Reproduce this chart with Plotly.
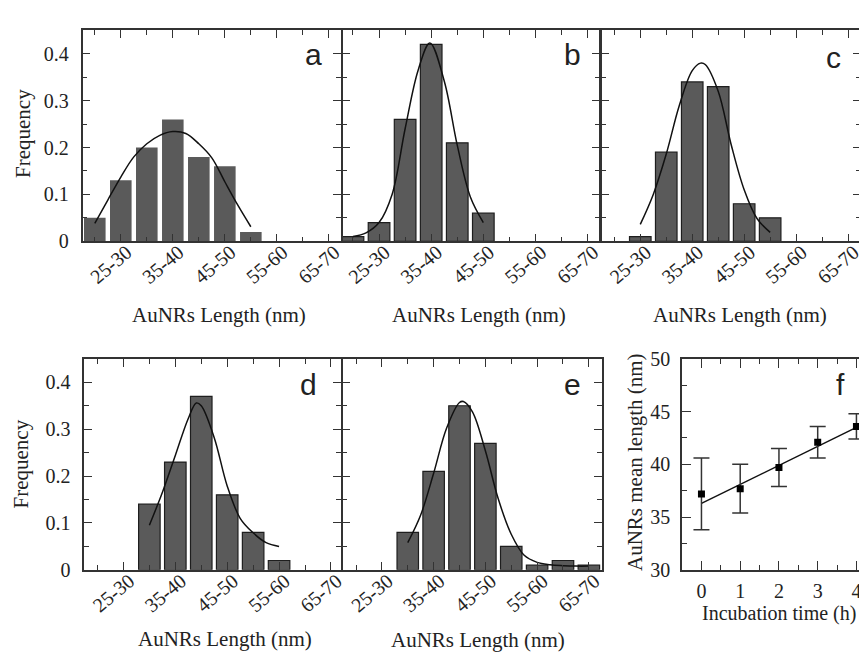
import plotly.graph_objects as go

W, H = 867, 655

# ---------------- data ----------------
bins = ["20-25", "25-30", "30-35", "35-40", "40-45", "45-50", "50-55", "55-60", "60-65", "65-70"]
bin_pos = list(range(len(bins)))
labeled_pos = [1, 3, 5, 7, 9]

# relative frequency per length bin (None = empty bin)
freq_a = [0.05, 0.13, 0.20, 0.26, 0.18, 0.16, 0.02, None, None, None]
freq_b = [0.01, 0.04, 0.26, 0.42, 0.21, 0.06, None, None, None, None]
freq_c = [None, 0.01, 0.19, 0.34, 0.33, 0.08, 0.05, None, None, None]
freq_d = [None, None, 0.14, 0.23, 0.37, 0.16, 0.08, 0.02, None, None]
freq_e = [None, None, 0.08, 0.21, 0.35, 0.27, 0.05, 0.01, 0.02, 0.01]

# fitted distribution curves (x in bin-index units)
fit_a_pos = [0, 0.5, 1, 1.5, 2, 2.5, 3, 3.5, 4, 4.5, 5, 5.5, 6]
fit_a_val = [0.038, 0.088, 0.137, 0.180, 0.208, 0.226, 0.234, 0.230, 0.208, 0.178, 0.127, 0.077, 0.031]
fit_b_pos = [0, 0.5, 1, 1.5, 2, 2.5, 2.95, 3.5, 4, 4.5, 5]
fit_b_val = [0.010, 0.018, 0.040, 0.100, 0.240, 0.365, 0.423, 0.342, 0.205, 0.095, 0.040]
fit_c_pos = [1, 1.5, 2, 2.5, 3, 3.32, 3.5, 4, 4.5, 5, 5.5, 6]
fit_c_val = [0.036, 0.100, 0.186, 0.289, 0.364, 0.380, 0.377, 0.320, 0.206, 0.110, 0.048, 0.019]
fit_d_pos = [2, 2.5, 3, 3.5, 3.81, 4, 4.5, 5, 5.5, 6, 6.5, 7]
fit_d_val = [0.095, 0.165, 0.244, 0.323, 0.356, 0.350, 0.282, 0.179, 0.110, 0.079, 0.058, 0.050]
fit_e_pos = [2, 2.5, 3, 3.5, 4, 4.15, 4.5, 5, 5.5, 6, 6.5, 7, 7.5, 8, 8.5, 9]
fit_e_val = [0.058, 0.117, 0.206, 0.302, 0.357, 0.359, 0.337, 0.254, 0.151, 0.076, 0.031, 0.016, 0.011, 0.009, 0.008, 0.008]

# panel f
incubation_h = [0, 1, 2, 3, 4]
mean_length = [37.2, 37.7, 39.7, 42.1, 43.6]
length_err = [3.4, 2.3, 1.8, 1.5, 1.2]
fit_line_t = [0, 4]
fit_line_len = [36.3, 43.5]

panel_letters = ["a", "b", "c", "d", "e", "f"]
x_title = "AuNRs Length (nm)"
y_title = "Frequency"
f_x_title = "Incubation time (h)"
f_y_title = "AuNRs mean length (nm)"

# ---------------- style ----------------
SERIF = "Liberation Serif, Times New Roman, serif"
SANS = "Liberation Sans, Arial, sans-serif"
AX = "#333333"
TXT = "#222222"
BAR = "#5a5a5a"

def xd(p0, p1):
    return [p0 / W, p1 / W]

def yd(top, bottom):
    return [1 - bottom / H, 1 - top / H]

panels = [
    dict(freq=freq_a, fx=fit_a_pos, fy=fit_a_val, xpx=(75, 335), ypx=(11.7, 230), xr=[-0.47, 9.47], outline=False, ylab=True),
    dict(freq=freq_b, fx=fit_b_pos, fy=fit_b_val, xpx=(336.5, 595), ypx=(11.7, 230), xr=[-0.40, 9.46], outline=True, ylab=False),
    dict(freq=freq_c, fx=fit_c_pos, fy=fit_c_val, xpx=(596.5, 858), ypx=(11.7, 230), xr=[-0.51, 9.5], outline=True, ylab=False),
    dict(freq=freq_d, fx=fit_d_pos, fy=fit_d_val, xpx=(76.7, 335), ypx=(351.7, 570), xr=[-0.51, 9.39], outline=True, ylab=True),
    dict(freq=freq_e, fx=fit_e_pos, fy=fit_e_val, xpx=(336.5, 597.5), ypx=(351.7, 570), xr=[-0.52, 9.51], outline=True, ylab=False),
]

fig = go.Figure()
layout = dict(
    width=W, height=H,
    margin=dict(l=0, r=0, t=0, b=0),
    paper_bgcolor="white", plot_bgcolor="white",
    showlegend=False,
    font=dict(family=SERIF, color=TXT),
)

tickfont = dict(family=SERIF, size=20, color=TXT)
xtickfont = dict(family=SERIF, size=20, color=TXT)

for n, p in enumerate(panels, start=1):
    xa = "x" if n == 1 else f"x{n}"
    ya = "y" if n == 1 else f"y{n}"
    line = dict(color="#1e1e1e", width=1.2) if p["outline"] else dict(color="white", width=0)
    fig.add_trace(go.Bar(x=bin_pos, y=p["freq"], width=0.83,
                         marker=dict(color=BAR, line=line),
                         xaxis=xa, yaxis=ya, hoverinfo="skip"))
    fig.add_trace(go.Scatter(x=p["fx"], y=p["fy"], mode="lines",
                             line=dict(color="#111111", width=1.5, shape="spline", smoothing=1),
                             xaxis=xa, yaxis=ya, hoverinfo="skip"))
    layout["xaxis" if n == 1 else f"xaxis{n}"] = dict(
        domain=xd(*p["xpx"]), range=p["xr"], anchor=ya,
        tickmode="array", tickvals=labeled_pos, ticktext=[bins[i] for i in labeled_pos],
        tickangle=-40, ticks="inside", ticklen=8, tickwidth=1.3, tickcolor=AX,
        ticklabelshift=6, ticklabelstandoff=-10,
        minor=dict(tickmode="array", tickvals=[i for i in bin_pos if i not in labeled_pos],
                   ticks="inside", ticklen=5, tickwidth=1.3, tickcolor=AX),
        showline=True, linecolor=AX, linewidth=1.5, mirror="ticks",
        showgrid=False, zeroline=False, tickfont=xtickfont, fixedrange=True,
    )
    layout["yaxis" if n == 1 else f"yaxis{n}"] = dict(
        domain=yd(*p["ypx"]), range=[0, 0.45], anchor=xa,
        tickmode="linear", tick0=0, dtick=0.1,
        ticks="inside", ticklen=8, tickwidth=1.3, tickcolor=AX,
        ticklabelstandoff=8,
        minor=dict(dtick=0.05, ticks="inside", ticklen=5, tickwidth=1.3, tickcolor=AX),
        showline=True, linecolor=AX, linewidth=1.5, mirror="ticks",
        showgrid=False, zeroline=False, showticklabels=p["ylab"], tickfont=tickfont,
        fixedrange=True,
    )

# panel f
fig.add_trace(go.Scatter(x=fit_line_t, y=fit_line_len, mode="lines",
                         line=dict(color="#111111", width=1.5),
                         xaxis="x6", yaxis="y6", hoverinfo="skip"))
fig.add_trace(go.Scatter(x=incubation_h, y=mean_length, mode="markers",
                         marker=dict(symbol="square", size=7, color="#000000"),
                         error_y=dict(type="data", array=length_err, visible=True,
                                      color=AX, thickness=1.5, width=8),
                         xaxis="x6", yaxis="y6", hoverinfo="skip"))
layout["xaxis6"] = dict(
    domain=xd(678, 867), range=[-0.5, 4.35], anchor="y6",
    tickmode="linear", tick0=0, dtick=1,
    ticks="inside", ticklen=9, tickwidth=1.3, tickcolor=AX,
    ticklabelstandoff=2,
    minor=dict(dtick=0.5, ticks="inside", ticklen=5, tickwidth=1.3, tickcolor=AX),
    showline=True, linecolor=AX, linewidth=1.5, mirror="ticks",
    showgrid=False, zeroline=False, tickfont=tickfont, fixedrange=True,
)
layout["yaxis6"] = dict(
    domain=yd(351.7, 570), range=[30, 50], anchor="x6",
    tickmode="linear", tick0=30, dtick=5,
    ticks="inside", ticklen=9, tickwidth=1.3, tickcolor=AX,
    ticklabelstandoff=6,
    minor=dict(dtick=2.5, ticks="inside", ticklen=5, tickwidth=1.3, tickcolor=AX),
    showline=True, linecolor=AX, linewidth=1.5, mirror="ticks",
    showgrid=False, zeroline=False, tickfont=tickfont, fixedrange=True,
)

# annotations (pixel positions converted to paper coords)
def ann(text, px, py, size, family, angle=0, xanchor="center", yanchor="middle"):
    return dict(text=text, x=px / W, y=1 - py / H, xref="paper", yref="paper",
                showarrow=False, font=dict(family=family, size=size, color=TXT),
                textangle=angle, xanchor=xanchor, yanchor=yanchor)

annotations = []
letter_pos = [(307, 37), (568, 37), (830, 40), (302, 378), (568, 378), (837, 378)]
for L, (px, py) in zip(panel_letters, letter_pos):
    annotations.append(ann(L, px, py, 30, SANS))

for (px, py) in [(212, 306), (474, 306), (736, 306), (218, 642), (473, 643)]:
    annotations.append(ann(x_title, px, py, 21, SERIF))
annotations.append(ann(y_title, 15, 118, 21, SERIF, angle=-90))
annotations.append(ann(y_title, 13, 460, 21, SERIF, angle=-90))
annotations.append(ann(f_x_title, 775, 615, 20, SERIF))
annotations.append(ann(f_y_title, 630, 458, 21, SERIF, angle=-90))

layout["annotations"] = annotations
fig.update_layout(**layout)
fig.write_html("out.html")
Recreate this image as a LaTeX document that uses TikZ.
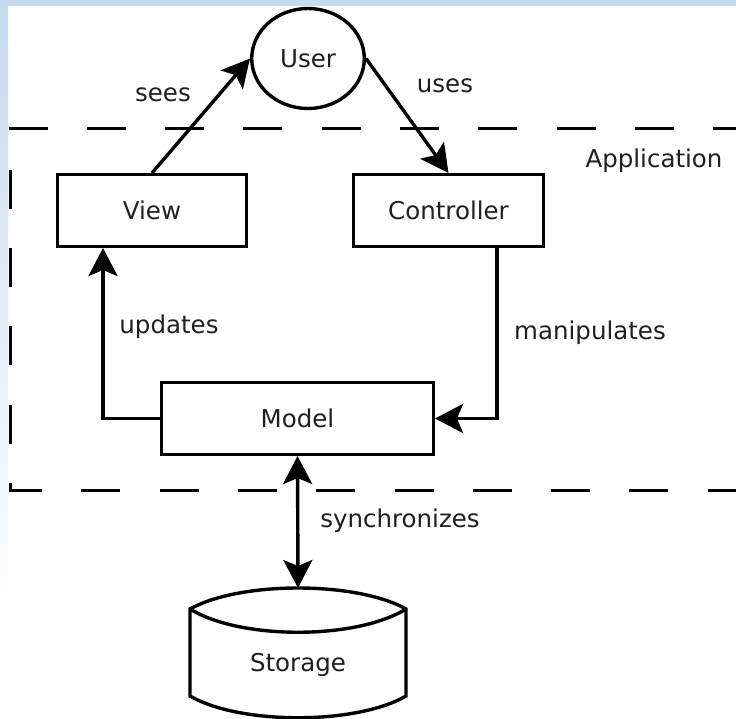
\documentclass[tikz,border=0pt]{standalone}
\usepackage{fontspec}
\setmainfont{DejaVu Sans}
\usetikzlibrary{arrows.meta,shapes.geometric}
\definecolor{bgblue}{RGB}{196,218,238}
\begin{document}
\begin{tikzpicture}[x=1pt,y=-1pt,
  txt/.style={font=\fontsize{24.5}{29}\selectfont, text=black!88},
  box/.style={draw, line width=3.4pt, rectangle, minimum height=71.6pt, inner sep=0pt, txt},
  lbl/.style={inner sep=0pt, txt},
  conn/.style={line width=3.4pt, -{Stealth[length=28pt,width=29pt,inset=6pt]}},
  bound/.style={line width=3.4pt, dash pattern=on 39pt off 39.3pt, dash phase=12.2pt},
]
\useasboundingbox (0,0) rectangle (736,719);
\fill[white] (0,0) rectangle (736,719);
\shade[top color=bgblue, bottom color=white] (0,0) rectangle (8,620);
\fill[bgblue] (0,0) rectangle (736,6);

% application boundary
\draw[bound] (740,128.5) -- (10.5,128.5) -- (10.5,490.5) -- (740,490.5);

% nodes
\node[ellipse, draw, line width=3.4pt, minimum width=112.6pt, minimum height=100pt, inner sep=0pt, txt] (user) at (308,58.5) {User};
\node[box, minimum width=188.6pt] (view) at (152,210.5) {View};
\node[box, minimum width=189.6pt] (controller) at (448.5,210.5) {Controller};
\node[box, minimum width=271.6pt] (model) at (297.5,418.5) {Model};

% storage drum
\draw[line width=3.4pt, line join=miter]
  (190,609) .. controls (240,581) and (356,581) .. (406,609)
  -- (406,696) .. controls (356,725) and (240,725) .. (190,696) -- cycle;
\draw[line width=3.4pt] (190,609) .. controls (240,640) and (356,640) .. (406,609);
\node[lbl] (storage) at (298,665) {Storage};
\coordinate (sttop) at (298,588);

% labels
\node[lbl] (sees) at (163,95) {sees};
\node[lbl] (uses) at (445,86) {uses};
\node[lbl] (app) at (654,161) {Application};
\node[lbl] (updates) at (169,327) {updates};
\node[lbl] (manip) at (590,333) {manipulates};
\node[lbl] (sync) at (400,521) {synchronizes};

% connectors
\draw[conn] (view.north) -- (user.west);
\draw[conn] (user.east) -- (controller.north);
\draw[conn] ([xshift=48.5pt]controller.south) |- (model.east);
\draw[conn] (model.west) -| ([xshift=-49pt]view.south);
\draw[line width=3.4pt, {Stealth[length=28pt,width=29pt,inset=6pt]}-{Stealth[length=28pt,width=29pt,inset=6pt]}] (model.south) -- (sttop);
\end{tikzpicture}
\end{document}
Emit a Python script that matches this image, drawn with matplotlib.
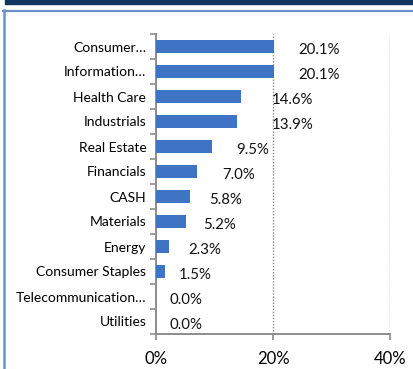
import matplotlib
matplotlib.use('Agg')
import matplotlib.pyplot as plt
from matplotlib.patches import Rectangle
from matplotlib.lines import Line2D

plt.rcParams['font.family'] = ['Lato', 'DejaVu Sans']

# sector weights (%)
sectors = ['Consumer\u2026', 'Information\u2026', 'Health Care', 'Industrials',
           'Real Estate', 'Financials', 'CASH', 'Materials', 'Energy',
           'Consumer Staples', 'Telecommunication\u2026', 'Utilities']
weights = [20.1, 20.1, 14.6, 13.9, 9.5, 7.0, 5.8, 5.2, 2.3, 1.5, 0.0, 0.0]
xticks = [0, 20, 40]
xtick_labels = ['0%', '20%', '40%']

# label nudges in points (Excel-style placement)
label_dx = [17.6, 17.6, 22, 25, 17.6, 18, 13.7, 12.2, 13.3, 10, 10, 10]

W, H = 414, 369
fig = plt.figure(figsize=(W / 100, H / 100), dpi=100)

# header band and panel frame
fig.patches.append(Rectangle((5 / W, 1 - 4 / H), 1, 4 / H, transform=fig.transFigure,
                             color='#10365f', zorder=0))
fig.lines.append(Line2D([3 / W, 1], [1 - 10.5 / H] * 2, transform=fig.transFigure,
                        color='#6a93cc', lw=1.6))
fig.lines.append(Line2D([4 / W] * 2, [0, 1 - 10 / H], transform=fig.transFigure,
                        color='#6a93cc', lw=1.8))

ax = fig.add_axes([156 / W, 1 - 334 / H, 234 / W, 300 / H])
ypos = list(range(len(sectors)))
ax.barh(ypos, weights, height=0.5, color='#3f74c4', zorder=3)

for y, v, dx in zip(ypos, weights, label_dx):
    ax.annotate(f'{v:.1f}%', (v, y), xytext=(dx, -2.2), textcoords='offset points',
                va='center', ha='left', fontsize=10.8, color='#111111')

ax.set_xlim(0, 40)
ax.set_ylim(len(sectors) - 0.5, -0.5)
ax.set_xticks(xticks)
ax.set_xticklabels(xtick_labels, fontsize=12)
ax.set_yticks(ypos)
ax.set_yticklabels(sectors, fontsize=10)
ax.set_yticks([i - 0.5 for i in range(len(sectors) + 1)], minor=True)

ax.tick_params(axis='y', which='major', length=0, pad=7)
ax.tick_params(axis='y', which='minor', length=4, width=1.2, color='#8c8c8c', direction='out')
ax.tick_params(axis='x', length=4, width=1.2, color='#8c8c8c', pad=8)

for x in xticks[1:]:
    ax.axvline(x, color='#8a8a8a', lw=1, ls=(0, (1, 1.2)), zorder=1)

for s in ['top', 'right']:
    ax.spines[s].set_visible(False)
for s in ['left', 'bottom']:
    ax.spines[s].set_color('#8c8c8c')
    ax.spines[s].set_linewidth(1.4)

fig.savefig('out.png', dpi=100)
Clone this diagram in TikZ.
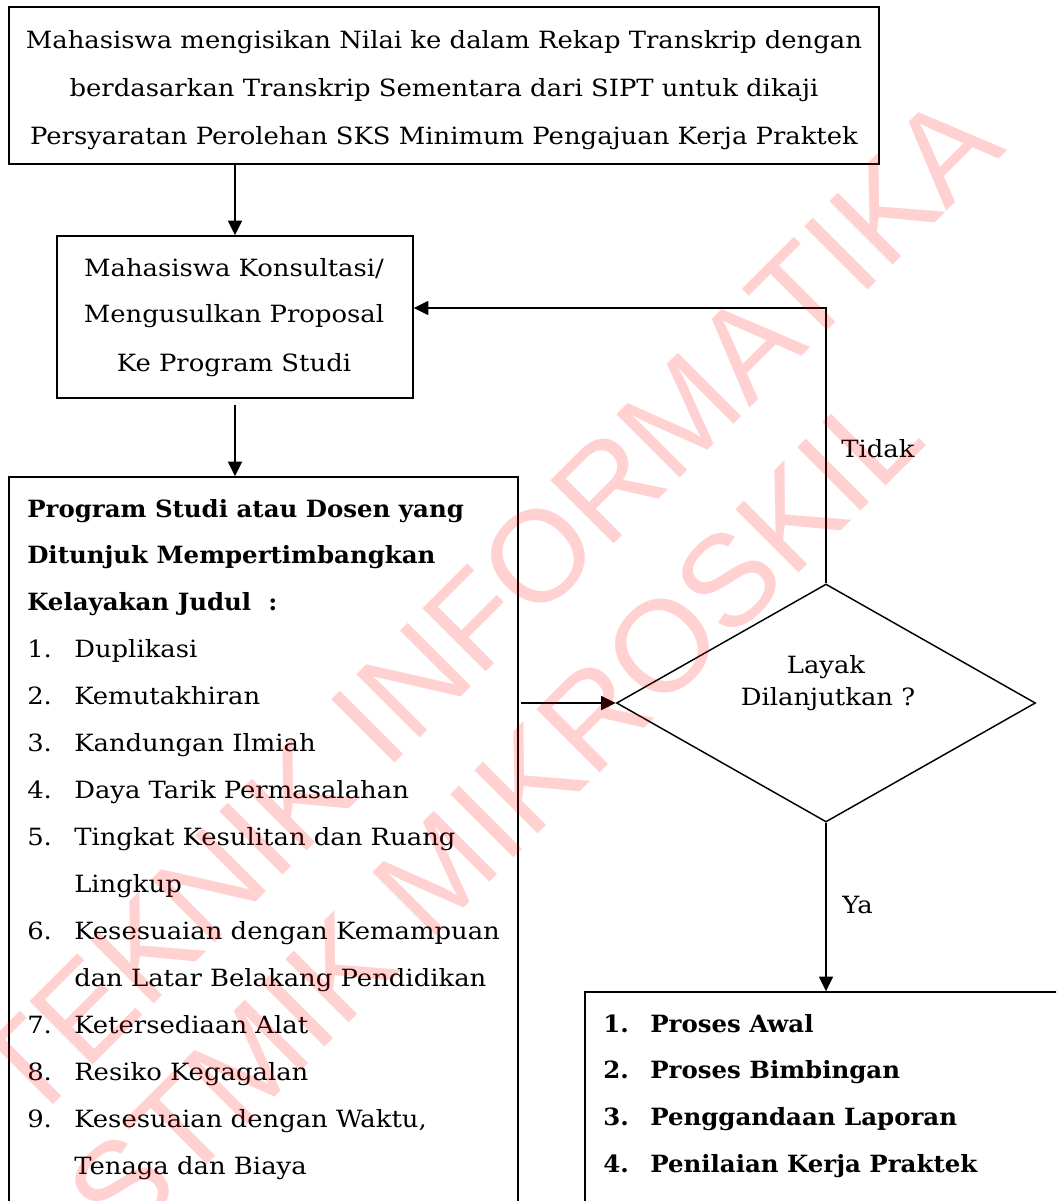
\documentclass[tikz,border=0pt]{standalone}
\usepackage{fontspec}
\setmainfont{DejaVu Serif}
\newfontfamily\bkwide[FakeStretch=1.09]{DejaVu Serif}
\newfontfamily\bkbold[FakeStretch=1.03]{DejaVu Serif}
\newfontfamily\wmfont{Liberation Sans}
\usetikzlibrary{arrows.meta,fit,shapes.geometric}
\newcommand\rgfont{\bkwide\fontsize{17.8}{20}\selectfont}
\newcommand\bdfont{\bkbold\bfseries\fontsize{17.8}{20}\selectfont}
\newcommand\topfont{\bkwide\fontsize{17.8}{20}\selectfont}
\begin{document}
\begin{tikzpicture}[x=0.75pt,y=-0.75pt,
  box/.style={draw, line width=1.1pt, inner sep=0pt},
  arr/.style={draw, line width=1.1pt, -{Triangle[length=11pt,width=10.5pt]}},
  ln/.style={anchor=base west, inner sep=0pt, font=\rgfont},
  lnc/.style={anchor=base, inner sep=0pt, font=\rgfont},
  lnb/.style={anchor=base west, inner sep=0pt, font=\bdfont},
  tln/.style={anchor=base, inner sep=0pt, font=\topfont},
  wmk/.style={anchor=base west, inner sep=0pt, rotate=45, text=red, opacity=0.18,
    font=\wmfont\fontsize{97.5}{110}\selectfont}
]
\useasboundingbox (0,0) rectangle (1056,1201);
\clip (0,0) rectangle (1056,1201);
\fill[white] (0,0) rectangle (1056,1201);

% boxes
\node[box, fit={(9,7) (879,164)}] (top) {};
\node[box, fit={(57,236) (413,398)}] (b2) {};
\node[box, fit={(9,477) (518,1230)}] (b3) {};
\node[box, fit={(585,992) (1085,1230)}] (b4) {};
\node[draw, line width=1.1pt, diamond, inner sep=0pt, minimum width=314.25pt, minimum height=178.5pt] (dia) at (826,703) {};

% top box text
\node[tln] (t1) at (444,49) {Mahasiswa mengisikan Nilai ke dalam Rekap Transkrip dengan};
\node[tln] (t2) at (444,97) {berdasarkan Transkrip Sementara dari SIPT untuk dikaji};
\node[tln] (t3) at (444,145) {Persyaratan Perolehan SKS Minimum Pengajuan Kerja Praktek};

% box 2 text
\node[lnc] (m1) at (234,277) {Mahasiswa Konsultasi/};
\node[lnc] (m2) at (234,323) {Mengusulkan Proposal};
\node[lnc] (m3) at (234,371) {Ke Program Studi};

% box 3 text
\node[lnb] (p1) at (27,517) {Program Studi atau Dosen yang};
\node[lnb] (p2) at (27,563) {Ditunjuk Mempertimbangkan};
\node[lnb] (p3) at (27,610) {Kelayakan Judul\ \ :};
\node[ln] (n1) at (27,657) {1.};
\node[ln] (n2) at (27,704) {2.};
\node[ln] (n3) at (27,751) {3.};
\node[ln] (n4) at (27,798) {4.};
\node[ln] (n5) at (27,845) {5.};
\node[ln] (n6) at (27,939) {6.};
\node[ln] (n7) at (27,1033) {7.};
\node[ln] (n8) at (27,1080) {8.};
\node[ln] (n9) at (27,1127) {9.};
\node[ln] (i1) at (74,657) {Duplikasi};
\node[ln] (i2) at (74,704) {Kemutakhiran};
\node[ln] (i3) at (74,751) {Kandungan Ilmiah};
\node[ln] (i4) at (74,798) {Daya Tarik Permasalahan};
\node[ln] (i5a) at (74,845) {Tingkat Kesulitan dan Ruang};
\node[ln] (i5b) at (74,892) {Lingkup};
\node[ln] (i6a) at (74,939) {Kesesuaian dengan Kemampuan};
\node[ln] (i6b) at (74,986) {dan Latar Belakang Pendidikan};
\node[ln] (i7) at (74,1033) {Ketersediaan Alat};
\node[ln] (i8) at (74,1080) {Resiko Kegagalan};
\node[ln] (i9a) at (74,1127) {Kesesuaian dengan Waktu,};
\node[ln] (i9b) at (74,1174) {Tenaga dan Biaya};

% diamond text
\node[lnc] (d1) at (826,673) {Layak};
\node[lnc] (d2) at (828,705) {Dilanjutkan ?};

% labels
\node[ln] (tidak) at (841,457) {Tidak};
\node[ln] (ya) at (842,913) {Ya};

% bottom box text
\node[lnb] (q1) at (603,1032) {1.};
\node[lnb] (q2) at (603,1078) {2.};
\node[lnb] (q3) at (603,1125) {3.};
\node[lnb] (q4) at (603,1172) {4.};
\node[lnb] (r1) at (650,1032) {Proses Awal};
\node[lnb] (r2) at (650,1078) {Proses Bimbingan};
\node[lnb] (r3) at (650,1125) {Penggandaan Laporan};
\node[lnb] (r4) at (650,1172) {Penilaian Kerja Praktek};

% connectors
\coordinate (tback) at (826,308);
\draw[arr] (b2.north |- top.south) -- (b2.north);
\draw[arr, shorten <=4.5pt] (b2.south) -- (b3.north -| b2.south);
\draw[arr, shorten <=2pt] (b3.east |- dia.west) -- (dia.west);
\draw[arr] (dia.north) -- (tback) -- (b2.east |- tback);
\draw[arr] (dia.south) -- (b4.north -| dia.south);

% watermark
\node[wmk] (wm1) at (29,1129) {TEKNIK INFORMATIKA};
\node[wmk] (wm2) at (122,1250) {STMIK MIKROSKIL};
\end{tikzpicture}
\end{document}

-------

*What you are asked to do*
All lines above starting at the one with "Emit a Python" and ending at the one with "va='center', ha='left', fontsize=10.8, color='#111111')", inclusive, are to be printed again exactly, with the pictures left out.

*Result for this exercise*
Emit a Python script that matches this image, drawn with matplotlib.
import matplotlib
matplotlib.use('Agg')
import matplotlib.pyplot as plt
from matplotlib.patches import Rectangle
from matplotlib.lines import Line2D

plt.rcParams['font.family'] = ['Lato', 'DejaVu Sans']

# sector weights (%)
sectors = ['Consumer\u2026', 'Information\u2026', 'Health Care', 'Industrials',
           'Real Estate', 'Financials', 'CASH', 'Materials', 'Energy',
           'Consumer Staples', 'Telecommunication\u2026', 'Utilities']
weights = [20.1, 20.1, 14.6, 13.9, 9.5, 7.0, 5.8, 5.2, 2.3, 1.5, 0.0, 0.0]
xticks = [0, 20, 40]
xtick_labels = ['0%', '20%', '40%']

# label nudges in points (Excel-style placement)
label_dx = [17.6, 17.6, 22, 25, 17.6, 18, 13.7, 12.2, 13.3, 10, 10, 10]

W, H = 414, 369
fig = plt.figure(figsize=(W / 100, H / 100), dpi=100)

# header band and panel frame
fig.patches.append(Rectangle((5 / W, 1 - 4 / H), 1, 4 / H, transform=fig.transFigure,
                             color='#10365f', zorder=0))
fig.lines.append(Line2D([3 / W, 1], [1 - 10.5 / H] * 2, transform=fig.transFigure,
                        color='#6a93cc', lw=1.6))
fig.lines.append(Line2D([4 / W] * 2, [0, 1 - 10 / H], transform=fig.transFigure,
                        color='#6a93cc', lw=1.8))

ax = fig.add_axes([156 / W, 1 - 334 / H, 234 / W, 300 / H])
ypos = list(range(len(sectors)))
ax.barh(ypos, weights, height=0.5, color='#3f74c4', zorder=3)

for y, v, dx in zip(ypos, weights, label_dx):
    ax.annotate(f'{v:.1f}%', (v, y), xytext=(dx, -2.2), textcoords='offset points',
                va='center', ha='left', fontsize=10.8, color='#111111')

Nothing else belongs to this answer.